La società ha proposto ricorso per cassazione denunciando che il giudice di seconda istanza sia pervenuto al riconoscimento del diritto del lavoratore al risarcimento del danno non patrimoniale conseguente a prestazioni lavorative rese oltre i limiti di legge e di contratto in assenza di qualsivoglia allegazione e prova della natura ed esistenza del danno lamentato, della sua entità e del nesso causale dell’asserito danno con la vicenda lavorativa.

La Corte di Cassazione ha ribadito, invece, che la prestazione lavorativa eccedente, che supera di gran lunga i limiti previsti dalla legge e dalla contrattazione collettiva e si protrae per diversi anni, cagiona al lavoratore un danno da usura psico-fisica di natura non patrimoniale, la cui esistenza è presunta in quanto lesione del diritto garantito dall’articolo 36 della Costituzione.

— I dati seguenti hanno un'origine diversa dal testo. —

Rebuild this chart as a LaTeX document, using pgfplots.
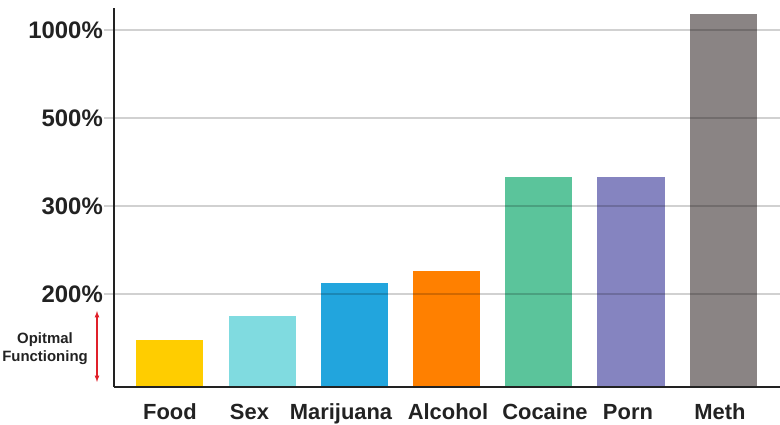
\documentclass[border=0pt]{standalone}
\usepackage{fontspec}
\setmainfont{Liberation Sans}
\usepackage{pgfplots}
\pgfplotsset{compat=1.18}
\definecolor{cFood}{HTML}{FFCD00}
\definecolor{cSex}{HTML}{80DBE0}
\definecolor{cMar}{HTML}{22A5DD}
\definecolor{cAlc}{HTML}{FF8000}
\definecolor{cCoc}{HTML}{5BC49B}
\definecolor{cPorn}{HTML}{8584C0}
\definecolor{cMeth}{HTML}{8A8484}
\definecolor{txt}{HTML}{222222}
\definecolor{arr}{HTML}{E0202A}
\begin{document}
\begin{tikzpicture}
\path[use as bounding box] (-114bp,-38bp) rectangle (666bp,387bp);
\begin{axis}[
  at={(0,0)}, anchor=south west,
  scale only axis, width=666bp, height=379bp,
  xmin=-0.607, xmax=6.616, ymin=0, ymax=379,
  axis x line*=bottom, axis y line*=left,
  axis on top,
  axis line style={line width=2.5bp, color=txt},
  xtick={0,0.862,1.855,3.015,4.067,4.967,5.965},
  xticklabels={Food,Sex,Marijuana,Alcohol,Cocaine,Porn,Meth},
  x tick style={draw=none},
  ytick={93,181,269,357},
  yticklabels={200\%,300\%,500\%,1000\%},
  ymajorgrids,
  grid style={black, opacity=0.18, line width=2bp},
  major tick length=10bp, tick align=outside,
  y tick style={black, opacity=0.18, line width=2bp},
  yticklabel style={font=\fontsize{24}{24}\selectfont\bfseries, text=txt, inner sep=1bp},
  xticklabel style={font=\fontsize{22}{22}\selectfont\bfseries, text=txt, inner sep=0pt, text height=16bp, text depth=2.5bp, yshift=-6bp},
]
\addplot[ybar, bar shift=0pt, bar width=0.727, draw=none, fill=cFood] coordinates {(0,47)};
\addplot[ybar, bar shift=0pt, bar width=0.727, draw=none, fill=cSex] coordinates {(1,71)};
\addplot[ybar, bar shift=0pt, bar width=0.727, draw=none, fill=cMar] coordinates {(2,104)};
\addplot[ybar, bar shift=0pt, bar width=0.727, draw=none, fill=cAlc] coordinates {(3,116)};
\addplot[ybar, bar shift=0pt, bar width=0.727, draw=none, fill=cCoc] coordinates {(4,210)};
\addplot[ybar, bar shift=0pt, bar width=0.727, draw=none, fill=cPorn] coordinates {(5,210)};
\addplot[ybar, bar shift=0pt, bar width=0.727, draw=none, fill=cMeth] coordinates {(6,373)};
\end{axis}
\draw[arr, line width=1.2bp, <->, >=latex] (-17bp,76bp) -- (-17bp,5bp);
\node[align=center, text=txt, font=\fontsize{15}{18}\selectfont\bfseries] at (-69bp,38bp) {Opitmal\\Functioning};
\end{tikzpicture}
\end{document}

La Suprema Corte non ha ravvisato alcun difetto di allegazione e prova nel caso affrontato, essendo stati prospettati dal lavoratore nei gradi di merito sia il numero delle ore straordinarie svolte che il periodo di riferimento, elementi dai quali la Corte territoriale, con argomentazioni congruamente motivate, ha rilevato la abnormità della prestazione eseguita e, quindi, tale di per sé da compromettere l’integrità psico-fisica e la vita di relazione del lavoratore.